Hanasaku Iroha 25: Your Heart’s Like Tofu


Tomoe’s going to have a lot of forehead wrinkles when she grows older. And if the staff of Kissuiso keeps it up with their bickering during such critical times, Sui’s intent on closing up shop on them just might come true in spite of all they’ve worked for.


Sui’s health seems to be deteriorating relative to the length of this last arc. Seeing Satsuki’s reappearance this time as part of a helping hand for the stressed-out staff doesn’t help either in thinking of the possibility of Sui’s handing-off of her managerial duties. To whom that may actually be is more than likely going to be Enishi-Takako at the moment, but it was at least very entertaining to see Satsuki take on a waitress’ responsibilities. Is anyone else the least bit concerned about our favorite okami?


“You made me happy when I thought you felt the same”

It’s almost a crime at this point not to put some sort of tsun-tsun or dere-dere Minko moment at any given time in an episode. I rather liked her bare confession and thought of betrayal at thinking Ohana shared the same dreams as her, yet seemed to abandon it by siding with the one person of authority Minko and the rest of the ‘rebels’ are fighting against. Of course, Minko isn’t the only one at present to have thought that way about Ohana. Tohru actually blurts out what he confessed to Minko about a few weeks ago in that she really brings about an aura to the work environment that fires everyone up like no one else can. So, to see Ohana sulking over what seems like her own selfish reasons is the biggest reason why Kissuiso itself isn’t doing so well, as well as why no one seems to even care about her much during the festival preparations.

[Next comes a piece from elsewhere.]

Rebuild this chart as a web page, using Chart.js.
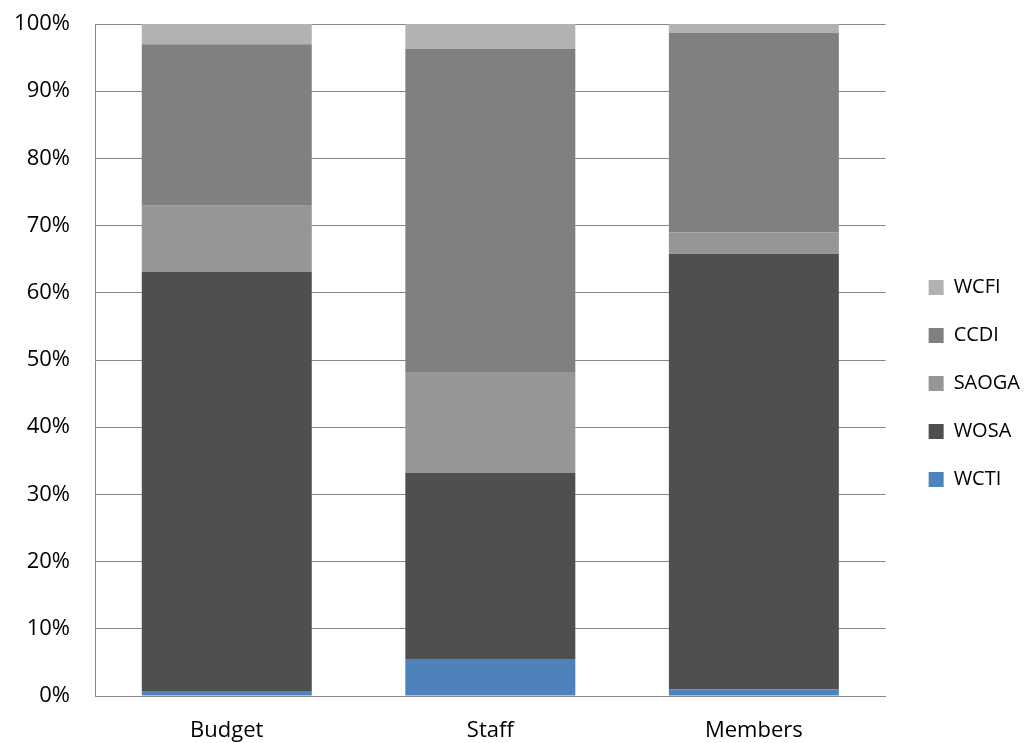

But if a single star had to be rewarded, it would go to Nako and her proclamation of the absurd arguments and pitfalls Kissuiso is facing in light of increased customer traffic. She further echoes everyone else’s stand on why Sui is flat out wrong in thinking the staff is only being dragged along at the whim of her selfish dreams when, in fact, it’s the staff themselves that have molded her dream into something they can call their own. Admirable thoughts from our favorite introverted waitress.


Silver star goes to Yuina for her continued up-beat antics and carefree sidelines support in the midst of all things drama. While she doesn’t do much by way of helping Ohana overcome her career- and life-dilemmas, she at least attempts to liven up the people and places she surrounds herself in. Also, revealing her intent to study abroad for the sake of understanding hotel/inn business overseas was pretty shocking for someone who dislikes both working and inns for the most part. Perhaps she actually will return to her childhood friend from another, bigger hotel that we were introduced to some weeks ago.


“There’s no way we’re serving something like [balut]!”

Simply put, this was another week dealing with what happens when you overbook a resort, panic and freak out in front of your coworkers, and contemplate on the meaning of your current circumstances. I think it’s funny how the concept of ‘leaving your troubles at the door’ seems to not apply so well for half of the staff since they all live there as well. Would Kissuiso do better if its entire staff lived off-premise? Flashbacks to the old staff members seemed to prove this to be the truth. But the interesting thing about this last arc, if spun in a positive light, is how today’s mixture of cultures from the individuals that work there all shape this big and uniquely refreshing take on what it means to associate your job as one big family instead of going to work just for the sake of working. And family has been the hot button to drive this show in the first place – Minko’s insistence that Kissuiso (and Tohru, in a sense) is her only home; Tomoe’s idle standby as she waits for suitable husband-material to float into her life; the entire Ohana-Satuski-Sui dynamic; Nako’s siblings – the list goes on.


Coming from a fashion retail background when I had my first job in college, I know well enough of the high tension during peak business periods (especially seasonal holidays). So it was pretty refreshing to see the efforts of the staff of Kissuiso from a third-person perspective. But at the same time, my experience (albeit in a different industry) tells me that everyone is overreacting, and whoever was supposed to make sound plans and head the call for organizational/managerial skills really dropped the ball for this festival. Sorry, Enishi-Takako, but you two need to brush up on your inn management skills, and fast. They’re lucky wild-card Satsuki joined the fray.

Well, next week is the final episode. I’m really excited to see it, but I know I’m going to miss all of the melodrama and comedy I’ve grown to admire about this series. And it looks like we get an ever-so important confession to an aspect of the story I’m sure we’ve all been waiting for. The inn is probably all but saved from closure at this point, but it would be nice to surprise me at the last minute like P.A. Works should know how to do with its viewers by now.